Bundan ders alınmış olacak ki, 12 Eylül’de siyasilere yönelik daha nazik bir tavır gösterildi. Parti liderlerinin kapılarına askerlerin yanı sıra yakın çalışma arkadaşları götürülerek gözaltına alınacakları haberi verildi. Liderler cezaevlerinde ve sürgünde yaşamak durumunda kalsalar bile kendilerini toplum önünde açık biçimde küçük düşürücü hareketlerden kaçınıldı.
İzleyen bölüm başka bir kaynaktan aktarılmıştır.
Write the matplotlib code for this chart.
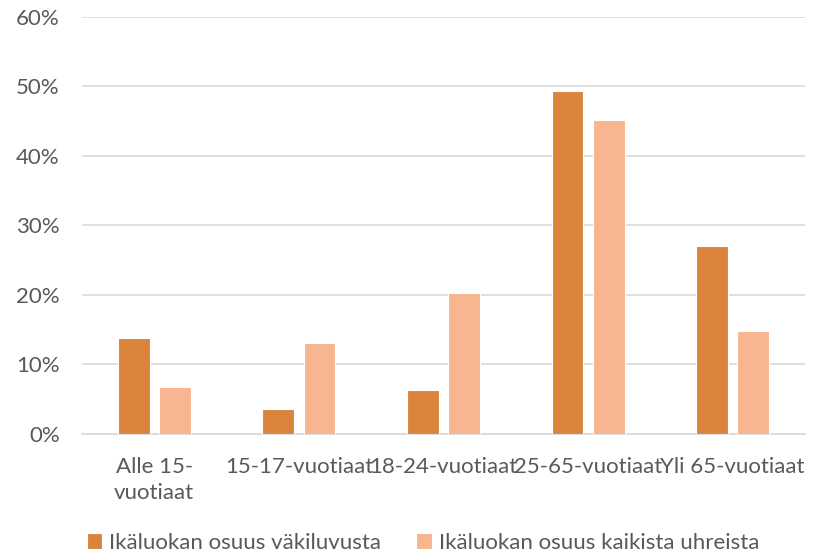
import matplotlib
matplotlib.use("Agg")
import matplotlib.pyplot as plt
import numpy as np
from matplotlib.ticker import FuncFormatter

categories = ["Alle 15-\nvuotiaat", "15-17-vuotiaat", "18-24-vuotiaat",
              "25-65-vuotiaat", "Yli 65-vuotiaat"]
vakiluku = [13.8, 3.55, 6.2, 49.4, 27.0]
uhrit = [6.7, 13.1, 20.3, 45.1, 14.8]
series_names = ["Ikäluokan osuus väkiluvusta", "Ikäluokan osuus kaikista uhreista"]
yticks = [0, 10, 20, 30, 40, 50, 60]

DARK = "#DB843E"
LIGHT = "#F8B690"
TEXT = "#595959"

plt.rcParams["font.family"] = ["Lato", "DejaVu Sans"]

W, H = 816, 557
fig = plt.figure(figsize=(W / 100, H / 100), dpi=100)
ax = fig.add_axes([82 / W, 1 - 433.5 / H, (805 - 82) / W, (433.5 - 17) / H])

x = np.arange(len(categories))
bw = 0.22
off = 0.142
ax.bar(x - off, vakiluku, bw, color=DARK, edgecolor="white", linewidth=0.8,
       label=series_names[0], zorder=3)
ax.bar(x + off, uhrit, bw, color=LIGHT, edgecolor="white", linewidth=0.8,
       label=series_names[1], zorder=3)

ax.set_xlim(-0.5, len(categories) - 0.5)
ax.set_ylim(0, 60)
ax.set_yticks(yticks)
ax.yaxis.set_major_formatter(FuncFormatter(lambda v, p: f"{v:.0f}%"))
ax.set_xticks(x)
ax.set_xticklabels(categories, linespacing=1.35)
ax.grid(axis="y", color="#D9D9D9", linewidth=1.2, zorder=0)
for s in ("top", "right", "left"):
    ax.spines[s].set_visible(False)
ax.spines["bottom"].set_color("#D9D9D9")
ax.spines["bottom"].set_linewidth(1.2)
ax.tick_params(axis="both", length=0, labelsize=16, colors=TEXT)
ax.tick_params(axis="x", pad=17)
ax.tick_params(axis="y", pad=16)

fig.legend(loc="lower center", bbox_to_anchor=(0.518, -0.028), ncol=2, frameon=False,
           fontsize=16, labelcolor=TEXT, handlelength=0.7, handleheight=0.7,
           handletextpad=0.3, columnspacing=1.6)

fig.savefig("out.png", dpi=100)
Bugün bazı kesimler tarafından postmodern darbe olarak adlandırılan 28 Şubat sürecinde ise yukarıda bahsedilen kötü örneklerin hemen hiçbiri görülmedi. Bu süreçte hapis cezası alan Tayyip Erdoğan’ın cezasını çekmesi için en uygun yer bulundu, yanında kalacak isimler bile önceden belirlendi. Kendisine yapılan ziyaretlere hiç karışılmadı.
Geçtiğimiz günlerde basına yansıtılan, İBB operasyonlarında gözaltına alınan siyasetçi ve bürokratların polisler eşliğinde sıraya dizilerek bekletildiği görüntüler, 27 Mayıs’ın ardından Yassıada’da çekilen filmi hatırlatmasının yanı sıra, 19 Mart darbesinin özeti olarak değerlendirilebilecek bir an olarak da tarihe geçti. Bir başka deyişle bu görüntüler, 19 Mart’ta başlayan sürecin tam anlamıyla bir sivil darbe olduğunun tesciliydi.
Özgür Özel’in bu hukuksuzluğa karşı takındığı sert tavır ve kullandığı sözler ise son derece yerinde ve anlamlı bir karşılık oldu. Çünkü artık iyice gemi azıya aldığı görülen darbecilere karşı aynı sertlikte ve kararlılıkta karşılık verilmedikçe işin nerelere varabileceğini kestirmek zordur. Ardı arkası kesilmeyen yasa dışı uygulamalarla hukukun tamamen dışına çıkanlara karşı yapılacak en önemli hamle en az onlar kadar gözü karatmaktır. Ancak arada önemli bir fark vardır. Özel’in gözü karalığının meşruluğu demokrasiyi ve insan haklarını savunmasından kaynaklanmaktadır.